We know which opportunities are likely to succeed, which investors will be most interested and/or likely to deploy capital, and – critically – how to ensure as smooth, complete and accelerated a process as possible. See the Oddbox £3m March 2020 Fundraise for reference, where ClearlySo secured multiple VC offers for the high-growth sustainable fruit and vegetable delivery service within 12 weeks of launching the marketing campaign.

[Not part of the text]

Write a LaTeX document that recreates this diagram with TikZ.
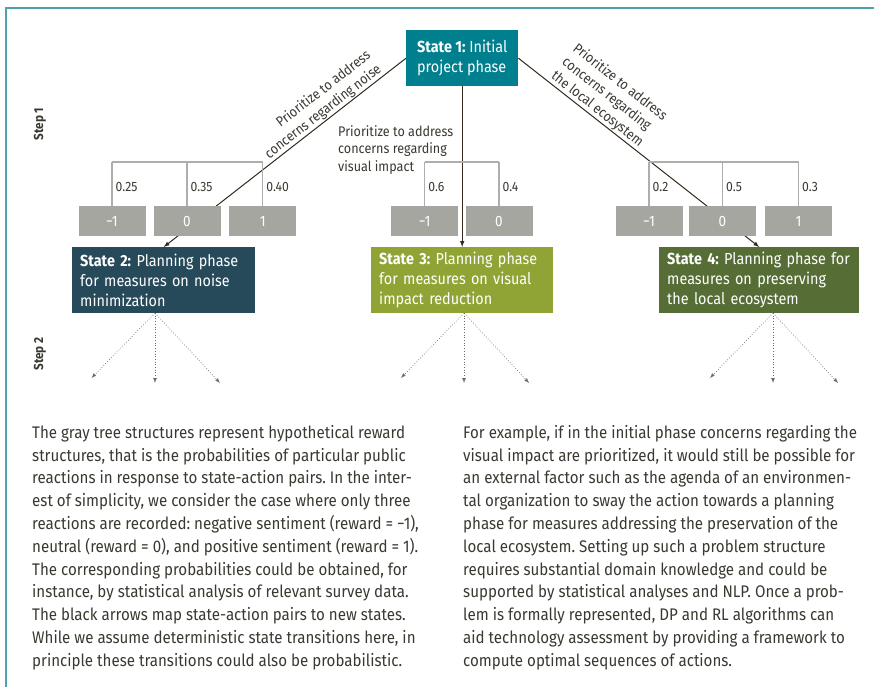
\documentclass[tikz,border=0pt]{standalone}
\usepackage{fontspec}
\setmainfont{Fira Sans}[FakeStretch=0.9]
\frenchspacing
\usetikzlibrary{arrows}
\usetikzlibrary{positioning}
\definecolor{FrameTeal}{HTML}{4AA3AF}
\definecolor{StateTeal}{HTML}{00808E}
\definecolor{StateBlue}{HTML}{274A5B}
\definecolor{StateOlive}{HTML}{90A436}
\definecolor{StateGreen}{HTML}{566E35}
\definecolor{RewardGray}{HTML}{A6A6A1}
\definecolor{TreeGray}{HTML}{AEAEAE}
\definecolor{ActionDark}{HTML}{33291C}
\definecolor{DarkText}{HTML}{3A3830}
\tikzset{
  state/.style={fill=#1, text=white, align=left, anchor=north west,
    inner xsep=8pt, inner ysep=0pt, minimum height=66pt,
    font=\fontsize{16}{20}\selectfont},
  reward/.style={fill=RewardGray, text=white, minimum width=67pt,
    minimum height=30pt, inner sep=0pt, font=\fontsize{15}{18}\selectfont},
  tree/.style={draw=TreeGray, line width=1.4pt},
  prob/.style={right, text=DarkText, inner sep=3pt, font=\fontsize{13.5}{16}\selectfont},
  action/.style={draw=ActionDark, line width=1pt, -latex},
  actlabel/.style={text=DarkText, inner sep=1pt, font=\fontsize{14}{17.5}\selectfont},
  next/.style={draw=ActionDark!70, dotted, line width=0.7pt, -latex},
  steplabel/.style={rotate=90, text=DarkText, font=\fontsize{13}{16}\selectfont\bfseries},
  body/.style={anchor=north west, align=left, inner sep=0pt, text=DarkText,
    font=\fontsize{16.8}{22.8}\selectfont}
}

\begin{document}
\begin{tikzpicture}[x=1pt, y=-1pt]
  \useasboundingbox (0,0) rectangle (874,687);

  % frame
  \draw[FrameTeal, line width=2pt] (874,8.5) -- (5.5,8.5) -- (5.5,687);

  % states
  \node[state=StateTeal, minimum width=112pt, minimum height=56pt] (s1) at (406,30)
    {\textbf{State 1:} Initial\\project phase};
  \node[state=StateBlue, text width=167pt] (s2) at (72,247)
    {\textbf{State 2:} Planning phase\\for measures on noise\\minimization};
  \node[state=StateOlive, text width=166pt] (s3) at (371,247)
    {\textbf{State 3:} Planning phase\\for measures on visual\\impact reduction};
  \node[state=StateGreen, text width=184pt] (s4) at (659,247)
    {\textbf{State 4:} Planning phase for\\measures on preserving\\the local ecosystem};

  % actions
  \draw[action] (s1.west) -- node[actlabel, sloped, above, pos=0.32, align=right]
    {Prioritize to address\\concerns regarding noise} (s2.north);
  \draw[action] (s1.south) -- (s3.north);
  \draw[action] (s1.east) -- node[actlabel, sloped, above, pos=0.31, align=left]
    {Prioritize to address\\concerns regarding\\the local ecosystem} (s4.north);
  \node[actlabel, align=left, anchor=north west] (a3) at (337,124)
    {Prioritize to address\\concerns regarding\\visual impact};

  % reward trees
  \foreach \name/\x/\r/\p in {r21/112/{−1}/0.25, r22/187/0/0.35, r23/262.7/1/0.40,
      r31/424.7/{−1}/0.6, r32/499/0/0.4,
      r41/649/{−1}/0.2, r42/722.5/0/0.5, r43/798.5/1/0.3}{%
    \node[reward] (\name) at (\x,221) {\r};
    \draw[tree] (\name.north) -- node[prob, pos=0.43] {\p} ++(0,-44);
  }
  \draw[tree] (r21.north |- 0,162) -- (r23.north |- 0,162);
  \draw[tree] (r31.north |- 0,162) -- (r32.north |- 0,162);
  \draw[tree] (r41.north |- 0,162) -- (r43.north |- 0,162);

  % step 2
  \foreach \s/\ox/\lx/\rx in {2/155/91.5/220, 3/464/401/529, 4/773/710/838}{%
    \coordinate (o\s) at (\ox,313);
    \coordinate (e\s l) at (\lx,378);
    \coordinate (e\s m) at (\ox,383);
    \coordinate (e\s r) at (\rx,383);
    \draw[next] (o\s) -- (e\s l);
    \draw[next] (o\s) -- (e\s m);
    \draw[next] (o\s) -- (e\s r);
  }

  \node[steplabel] (step1) at (40,124) {Step 1};
  \node[steplabel] (step2) at (40,354) {Step 2};

  % caption text
  \node[body] (txtl) at (32,425)
    {The gray tree structures represent hypothetical reward\\
     structures, that is the probabilities of particular public\\
     reactions in response to state-action pairs. In the inter-\\
     est of simplicity, we consider the case where only three\\
     reactions are recorded: negative sentiment (reward = −1),\\
     neutral (reward = 0), and positive sentiment (reward = 1).\\
     The corresponding probabilities could be obtained, for\\
     instance, by statistical analysis of relevant survey data.\\
     The black arrows map state-action pairs to new states.\\
     While we assume deterministic state transitions here, in\\
     principle these transitions could also be probabilistic.};
  \node[body] (txtr) at (463,425)
    {For example, if in the initial phase concerns regarding the\\
     visual impact are prioritized, it would still be possible for\\
     an external factor such as the agenda of an environmen-\\
     tal organization to sway the action towards a planning\\
     phase for measures addressing the preservation of the\\
     local ecosystem. Setting up such a problem structure\\
     requires substantial domain knowledge and could be\\
     supported by statistical analyses and NLP. Once a prob-\\
     lem is formally represented, DP and RL algorithms can\\
     aid technology assessment by providing a framework to\\
     compute optimal sequences of actions.};
\end{tikzpicture}
\end{document}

We think there are a few points worth exploring if you are a high impact business

  • Hit the elephant in the room head on. Have a slide in your pitch deck to demonstrate strong leadership, show how you are reacting to the coronavirus and the measures and adjustments you’ve put in place
  • Be realistic about your forecasts. Investors will go straight to your base case and then stress test it against extreme market conditions
  • Present a longer budget and fundraising plan. Pre-crisis it would be normal to fundraise in 18-24 cycles (12-18 months to grow and hit KPIs and 6 months to fundraise).  Now investors will likely want to see stretched budgets over 3 years+.  How will you weather the storm, how will you reduce cash burn in the face of lower revenue expectations?
  • Target funds that are early in their investment cycle with significant dry powder and a desire to partner across multiple rounds. Evergreen funds and family vehicles can make excellent funding partners given they are less likely to force an exit.